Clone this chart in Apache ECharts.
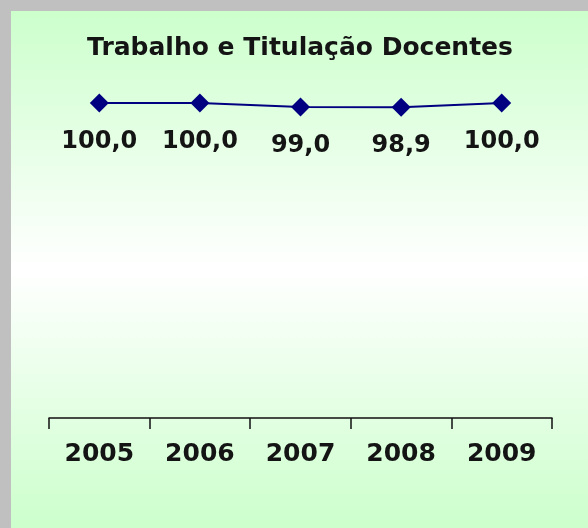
<!DOCTYPE html>
<html><head><meta charset="utf-8">
<script src="https://cdn.jsdelivr.net/npm/echarts@6/dist/echarts.min.js"></script>
<style>html,body{margin:0;padding:0;background:#c0c0c0}#c{width:588px;height:528px}</style>
</head><body><div id="c"></div>
<script>
const categories = ['2005', '2006', '2007', '2008', '2009'];
const values = [100.0, 100.0, 99.0, 98.9, 100.0];
const titleText = 'Trabalho e Titulação Docentes';

const chart = echarts.init(document.getElementById('c'));
chart.setOption({
  animation: false,
  backgroundColor: '#c0c0c0',
  graphic: [{
    type: 'rect', z: -10, silent: true,
    shape: { x: 11, y: 11, width: 577, height: 517 },
    style: { fill: new echarts.graphic.LinearGradient(0, 0, 0, 1, [
      { offset: 0, color: '#ccffcc' },
      { offset: 0.5, color: '#ffffff' },
      { offset: 1, color: '#ccffcc' }
    ]) }
  }],
  title: {
    text: titleText, left: 295, top: 31, textAlign: 'center',
    textStyle: { fontFamily: 'DejaVu Sans', fontWeight: 'bold', fontSize: 25, color: '#141414' }
  },
  grid: { left: 49, right: 36, top: 103, bottom: 110 },
  xAxis: {
    type: 'category', data: categories, boundaryGap: true,
    axisLine: { lineStyle: { color: '#111', width: 1.5 } },
    axisTick: { show: true, length: 11, lineStyle: { color: '#111', width: 1.5 } },
    axisLabel: { margin: 24, fontFamily: 'DejaVu Sans', fontWeight: 'bold', fontSize: 25, color: '#141414' }
  },
  yAxis: { type: 'value', min: 20, max: 100, show: false, splitLine: { show: false } },
  series: [{
    type: 'line', data: values,
    symbol: 'diamond', symbolSize: 19,
    lineStyle: { color: '#000080', width: 2 },
    itemStyle: { color: '#000080' },
    label: {
      show: true, position: 'bottom', distance: 17,
      fontFamily: 'DejaVu Sans', fontWeight: 'bold', fontSize: 24, color: '#141414',
      formatter: p => p.value.toFixed(1).replace('.', ',')
    }
  }]
});
</script></body></html>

____________

§ **WRITTEN REQUEST**
Your copy of the data should match it exactly, except that pictures are left out.

§ **RESULT FOR THIS TASK**
Clone this chart in Apache ECharts.
<!DOCTYPE html>
<html><head><meta charset="utf-8">
<script src="https://cdn.jsdelivr.net/npm/echarts@6/dist/echarts.min.js"></script>
<style>html,body{margin:0;padding:0;background:#c0c0c0}#c{width:588px;height:528px}</style>
</head><body><div id="c"></div>
<script>
const categories = ['2005', '2006', '2007', '2008', '2009'];
const values = [100.0, 100.0, 99.0, 98.9, 100.0];
const titleText = 'Trabalho e Titulação Docentes';

const chart = echarts.init(document.getElementById('c'));
chart.setOption({
  animation: false,
  backgroundColor: '#c0c0c0',
  graphic: [{
    type: 'rect', z: -10, silent: true,
    shape: { x: 11, y: 11, width: 577, height: 517 },
    style: { fill: new echarts.graphic.LinearGradient(0, 0, 0, 1, [
      { offset: 0, color: '#ccffcc' },
      { offset: 0.5, color: '#ffffff' },
      { offset: 1, color: '#ccffcc' }
    ]) }
  }],
  title: {
    text: titleText, left: 295, top: 31, textAlign: 'center',
    textStyle: { fontFamily: 'DejaVu Sans', fontWeight: 'bold', fontSize: 25, color: '#141414' }
  },
  grid: { left: 49, right: 36, top: 103, bottom: 110 },
  xAxis: {
    type: 'category', data: categories, boundaryGap: true,
    axisLine: { lineStyle: { color: '#111', width: 1.5 } },
    axisTick: { show: true, length: 11, lineStyle: { color: '#111', width: 1.5 } },
    axisLabel: { margin: 24, fontFamily: 'DejaVu Sans', fontWeight: 'bold', fontSize: 25, color: '#141414' }
  },
  yAxis: { type: 'value', min: 20, max: 100, show: false, splitLine: { show: false } },
  series: [{
    type: 'line', data: values,
    symbol: 'diamond', symbolSize: 19,
    lineStyle: { color: '#000080', width: 2 },
    itemStyle: { color: '#000080' },
    label: {
      show: true, position: 'bottom', distance: 17,
      fontFamily: 'DejaVu Sans', fontWeight: 'bold', fontSize: 24, color: '#141414',
      formatter: p => p.value.toFixed(1).replace('.', ',')
    }
  }]
});
</script></body></html>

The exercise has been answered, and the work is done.